- DESCRIPTION OF THE TASK:
Leaving out the pictures, retype all the material exactly.

- DATASET CONTENT:
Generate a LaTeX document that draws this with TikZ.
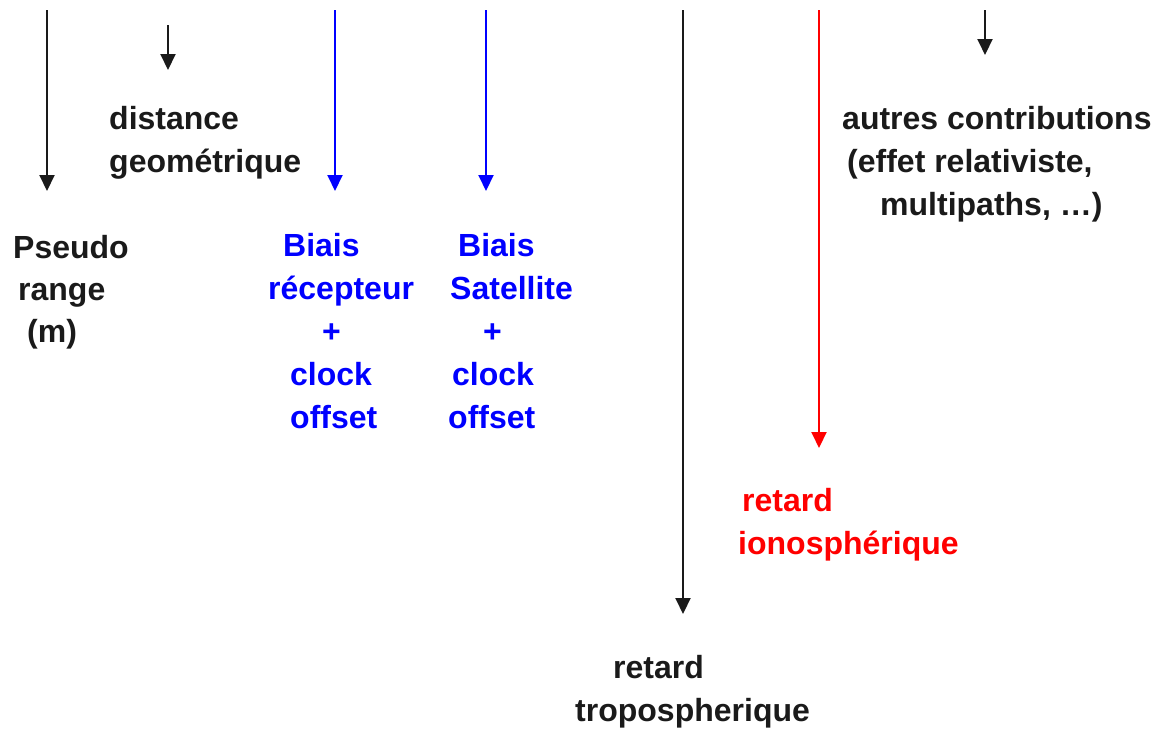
\documentclass[tikz,border=0pt]{standalone}
\usepackage{fontspec}
\setmainfont{Liberation Sans}
\usetikzlibrary{arrows.meta}
\definecolor{ink}{RGB}{26,26,26}
\definecolor{pblue}{RGB}{0,0,255}
\definecolor{pred}{RGB}{255,0,0}
\tikzset{
  lbl/.style={anchor=base west, inner sep=0pt, align=left,
    font=\fontsize{32}{43}\selectfont\bfseries},
  arr/.style={line width=2pt, -{Triangle[width=15pt,length=16pt]}},
}
\begin{document}
\begin{tikzpicture}[x=1pt,y=-1pt]
\useasboundingbox (0,0) rectangle (1155,729);

% arrow end points
\coordinate (pr-s) at (47,10);   \coordinate (pr-e) at (47,191);
\coordinate (dg-s) at (168,25);  \coordinate (dg-e) at (168,70);
\coordinate (br-s) at (335,10);  \coordinate (br-e) at (335,191);
\coordinate (bs-s) at (486,10);  \coordinate (bs-e) at (486,191);
\coordinate (tr-s) at (683,10);  \coordinate (tr-e) at (683,614);
\coordinate (io-s) at (819,10);  \coordinate (io-e) at (819,448);
\coordinate (ac-s) at (985,10);  \coordinate (ac-e) at (985,55);

% arrows
\draw[arr, ink]   (pr-s) -- (pr-e);
\draw[arr, ink]   (dg-s) -- (dg-e);
\draw[arr, pblue] (br-s) -- (br-e);
\draw[arr, pblue] (bs-s) -- (bs-e);
\draw[arr, ink]   (tr-s) -- (tr-e);
\draw[arr, pred]  (io-s) -- (io-e);
\draw[arr, ink]   (ac-s) -- (ac-e);

% labels
\node[lbl, text=ink, font=\fontsize{32}{42}\selectfont\bfseries] (pseudo) at (13,342)
  {Pseudo\\\hspace*{5pt}range\\\hspace*{14pt}(m)};
\node[lbl, text=ink] (dist) at (109,172)
  {distance\\geométrique};
\node[lbl, text=pblue] (brec) at (268,428)
  {\hspace*{15pt}Biais\\récepteur\\\hspace*{54pt}+\\\hspace*{22pt}clock\\\hspace*{22pt}offset};
\node[lbl, text=pblue] (bsat) at (448,428)
  {\hspace*{10pt}Biais\\\hspace*{2pt}Satellite\\\hspace*{35pt}+\\\hspace*{4pt}clock\\offset};
\node[lbl, text=ink] (tropo) at (575,721)
  {\hspace*{38pt}retard\\tropospherique};
\node[lbl, text=pred] (iono) at (738,554)
  {\hspace*{4pt}retard\\ionosphérique};
\node[lbl, text=ink] (autres) at (842,215)
  {autres contributions\\\hspace*{5pt}(effet relativiste,\\\hspace*{38pt}multipaths, …)};
\end{tikzpicture}
\end{document}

- CORRECT RESULT:
Generate a LaTeX document that draws this with TikZ.
\documentclass[tikz,border=0pt]{standalone}
\usepackage{fontspec}
\setmainfont{Liberation Sans}
\usetikzlibrary{arrows.meta}
\definecolor{ink}{RGB}{26,26,26}
\definecolor{pblue}{RGB}{0,0,255}
\definecolor{pred}{RGB}{255,0,0}
\tikzset{
  lbl/.style={anchor=base west, inner sep=0pt, align=left,
    font=\fontsize{32}{43}\selectfont\bfseries},
  arr/.style={line width=2pt, -{Triangle[width=15pt,length=16pt]}},
}
\begin{document}
\begin{tikzpicture}[x=1pt,y=-1pt]
\useasboundingbox (0,0) rectangle (1155,729);

% arrow end points
\coordinate (pr-s) at (47,10);   \coordinate (pr-e) at (47,191);
\coordinate (dg-s) at (168,25);  \coordinate (dg-e) at (168,70);
\coordinate (br-s) at (335,10);  \coordinate (br-e) at (335,191);
\coordinate (bs-s) at (486,10);  \coordinate (bs-e) at (486,191);
\coordinate (tr-s) at (683,10);  \coordinate (tr-e) at (683,614);
\coordinate (io-s) at (819,10);  \coordinate (io-e) at (819,448);
\coordinate (ac-s) at (985,10);  \coordinate (ac-e) at (985,55);

% arrows
\draw[arr, ink]   (pr-s) -- (pr-e);
\draw[arr, ink]   (dg-s) -- (dg-e);
\draw[arr, pblue] (br-s) -- (br-e);
\draw[arr, pblue] (bs-s) -- (bs-e);
\draw[arr, ink]   (tr-s) -- (tr-e);
\draw[arr, pred]  (io-s) -- (io-e);
\draw[arr, ink]   (ac-s) -- (ac-e);

% labels
\node[lbl, text=ink, font=\fontsize{32}{42}\selectfont\bfseries] (pseudo) at (13,342)
  {Pseudo\\\hspace*{5pt}range\\\hspace*{14pt}(m)};
\node[lbl, text=ink] (dist) at (109,172)
  {distance\\geométrique};
\node[lbl, text=pblue] (brec) at (268,428)
  {\hspace*{15pt}Biais\\récepteur\\\hspace*{54pt}+\\\hspace*{22pt}clock\\\hspace*{22pt}offset};
\node[lbl, text=pblue] (bsat) at (448,428)
  {\hspace*{10pt}Biais\\\hspace*{2pt}Satellite\\\hspace*{35pt}+\\\hspace*{4pt}clock\\offset};
\node[lbl, text=ink] (tropo) at (575,721)
  {\hspace*{38pt}retard\\tropospherique};
\node[lbl, text=pred] (iono) at (738,554)
  {\hspace*{4pt}retard\\ionosphérique};
\node[lbl, text=ink] (autres) at (842,215)
  {autres contributions\\\hspace*{5pt}(effet relativiste,\\\hspace*{38pt}multipaths, …)};
\end{tikzpicture}
\end{document}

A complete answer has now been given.